The line, aimed at the developing world and, by implication, at Washington, set the tone for a speech heavy on governance and light on product.

His appearance had been flagged for days, the first time a Chinese president has addressed the summit in person. It came a day after 29 governments signed a China-led cooperation body in the same city, with foreign minister Wang Yi putting his name to the agreement.

Xi framed AI as a technology of “great opportunities and governance challenges,” according to the official Xinhua readout, and pressed for what he called a people-centred approach.

He warned that leaving poorer nations behind risked hardening the technology gap into “new historical injustices.”

The governance pitch doubled as a critique of US policy. “We should jointly oppose overstretching the national security concept in the field of AI or placing one country’s security over that of others,” Xi said, in remarks widely read as a swipe at American export controls.

Those controls are the backdrop to almost everything China now says about AI. Washington has spent two years restricting Chinese access to the most advanced chips, and Beijing has answered by weighing curbs of its own on who abroad can tap its leading models.
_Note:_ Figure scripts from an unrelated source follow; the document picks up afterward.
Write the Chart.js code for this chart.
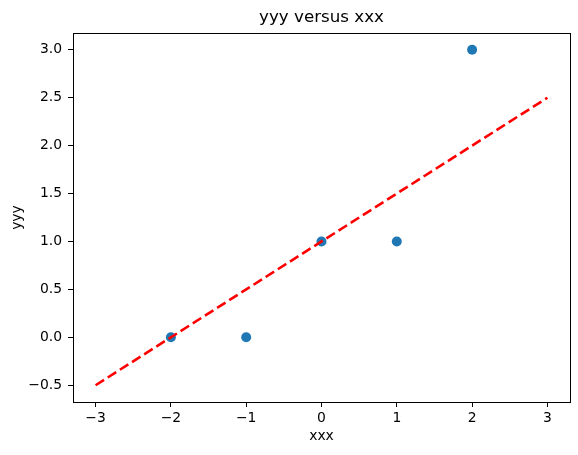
<!DOCTYPE html>
<html>
<head>
<meta charset="utf-8">
<script src="https://cdn.jsdelivr.net/npm/chart.js@4/dist/chart.umd.min.js"></script>
<style>
  body { margin: 0; background: #fff; }
</style>
</head>
<body>
<canvas id="fitChart" width="578" height="455"></canvas>
<script>
  // data points
  const xPts = [-2, -1, 0, 1, 2];
  const yPts = [0, 0, 1, 1, 3];
  // fitted line end points
  const fitX = [-3, 3];
  const fitY = [-0.5, 2.5];
  // tick labels
  const xTicks = [-3, -2, -1, 0, 1, 2, 3];
  const yTicks = [-0.5, 0, 0.5, 1, 1.5, 2, 2.5, 3];

  const fontFam = "'DejaVu Sans', sans-serif";

  function minus(s) {
    return String(s).replace('-', '\u2212');
  }

  // box around the axes, like matplotlib spines
  const frame = {
    id: 'frame',
    afterDatasetsDraw(chart) {
      const a = chart.chartArea;
      const c = chart.ctx;
      c.save();
      c.strokeStyle = '#000';
      c.lineWidth = 1;
      c.strokeRect(Math.round(a.left) + 0.5, Math.round(a.top) + 0.5,
        Math.round(a.right - a.left), Math.round(a.bottom - a.top));
      c.restore();
    }
  };

  const ctx = document.getElementById('fitChart').getContext('2d');
  const fitChart = new Chart(ctx, {
    type: 'scatter',
    data: {
      datasets: [
        {
          label: 'fit',
          data: fitX.map((x, i) => ({ x: x, y: fitY[i] })),
          showLine: true,
          borderColor: '#ff0000',
          borderWidth: 2.6,
          borderDash: [10, 4.4],
          pointRadius: 0,
          order: 0
        },
        {
          label: 'points',
          data: xPts.map((x, i) => ({ x: x, y: yPts[i] })),
          backgroundColor: '#1f77b4',
          borderColor: '#1f77b4',
          pointRadius: 5,
          borderWidth: 0,
          order: 1
        }
      ]
    },
    options: {
      responsive: false,
      animation: false,
      layout: { padding: { left: 0, right: 8, top: 0, bottom: 0 } },
      plugins: {
        legend: { display: false },
        tooltip: { enabled: false },
        title: {
          display: true,
          text: 'yyy versus xxx',
          color: '#000',
          fullSize: false,
          font: { family: fontFam, size: 16.7, weight: 'normal' },
          padding: { top: 8, bottom: 5 }
        }
      },
      scales: {
        x: {
          type: 'linear',
          min: -3.3,
          max: 3.3,
          afterBuildTicks: function(scale) {
            scale.ticks = xTicks.map(v => ({ value: v }));
          },
          afterFit: function(scale) { scale.height = 53; },
          border: { display: false },
          grid: { drawOnChartArea: false, drawTicks: true, tickLength: 5, color: '#000' },
          ticks: {
            color: '#000',
            padding: 3,
            maxRotation: 0,
            autoSkip: false,
            font: { family: fontFam, size: 13.9 },
            callback: function(value) { return minus(value); }
          },
          title: {
            display: true,
            text: 'xxx',
            color: '#000',
            font: { family: fontFam, size: 13.9 },
            padding: { top: 0, bottom: 10 }
          }
        },
        y: {
          type: 'linear',
          min: -0.675,
          max: 3.175,
          afterBuildTicks: function(scale) {
            scale.ticks = yTicks.map(v => ({ value: v }));
          },
          afterFit: function(scale) { scale.width = 73; },
          border: { display: false },
          grid: { drawOnChartArea: false, drawTicks: true, tickLength: 5, color: '#000' },
          ticks: {
            color: '#000',
            padding: 6,
            autoSkip: false,
            font: { family: fontFam, size: 13.9 },
            callback: function(value) { return minus(Number(value).toFixed(1)); }
          },
          title: {
            display: true,
            text: 'yyy',
            color: '#000',
            font: { family: fontFam, size: 13.9 },
            padding: { top: 9, bottom: 0 }
          }
        }
      }
    },
    plugins: [frame]
  });
</script>
</body>
</html>
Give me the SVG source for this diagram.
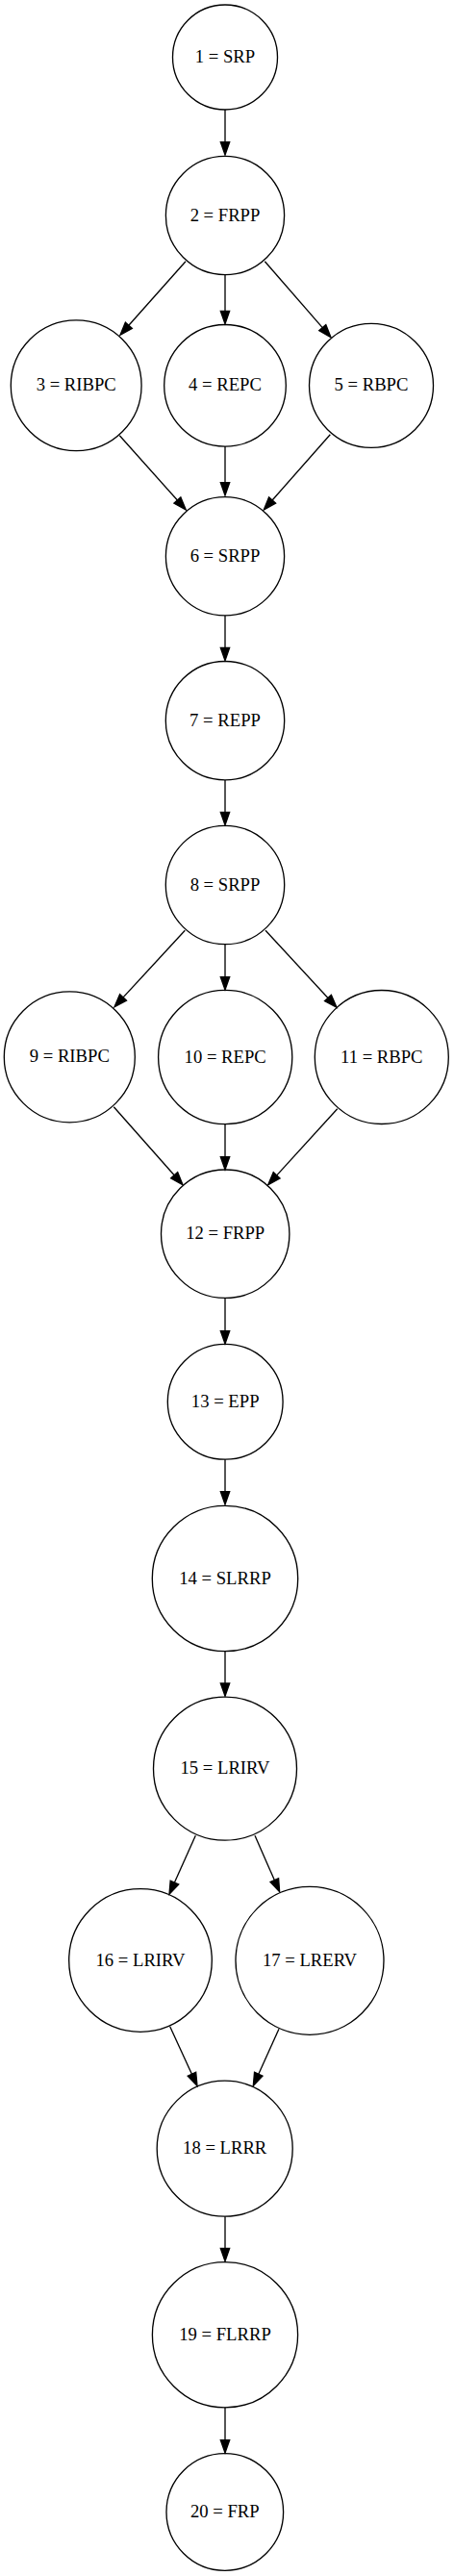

The timing is not incidental. China has narrowed the gap with American labs faster than many in Washington expected, and Xi arrived able to argue from something closer to parity than the summit’s early editions could muster.

The contrast Xi wanted was cooperation against containment. He promised capacity-building for partners across Africa, Latin America, Asia and the BRICS grouping, extending an earlier free-AI offer to the global south that undercuts the G7’s more guarded posture.

Safety still got its paragraph. Xi called for “laws and regulations, technological monitoring, early warning, and emergency response systems” to keep AI “always under human control,” language that would not sound out of place at a Western summit. The difference lies less in the words than in who gets to write the rulebook.

The new organisation is meant to give that rhetoric an address. Billed as an independent body promoting “beneficial, safe and fair” AI under UN Charter principles, it drew founding signatures from the likes of Russia, Kazakhstan, Pakistan, Indonesia and Laos, and will be headquartered in Shanghai.

Its stated remit is capacity-building rather than regulation, an offer of infrastructure, training and shared models to countries that have watched the AI boom mostly from the sidelines.

That is the constituency Xi spent the speech addressing, and the one Beijing hopes will find its terms more generous than the West’s.

What went unspoken mattered too. Major US technology firms were largely absent from the halls, while Huawei used the occasion to unveil its Atlas 950 SuperPoD, a computing cluster built to run without Nvidia’s top chips.

The diplomacy carried a UN gloss. Secretary-General António Guterres attended the launch of the cooperation organisation, lending the developing-world framing a measure of multilateral cover that a purely Chinese initiative would struggle to claim on its own.

For all the talk of symphony, the score is contested. Xi has likened AI’s arrival to the steam engine, a revolution he says will run through the whole economy, and he plainly wants Beijing holding the baton when the global south decides whose standards to follow. A symphony, after all, still needs a conductor. Whether the World AI Cooperation Organization becomes a genuine rival to Western governance forums or a well-attended symbol is the question the next conference will answer. For now, China has the venue, the guest list and, on Friday, the keynote.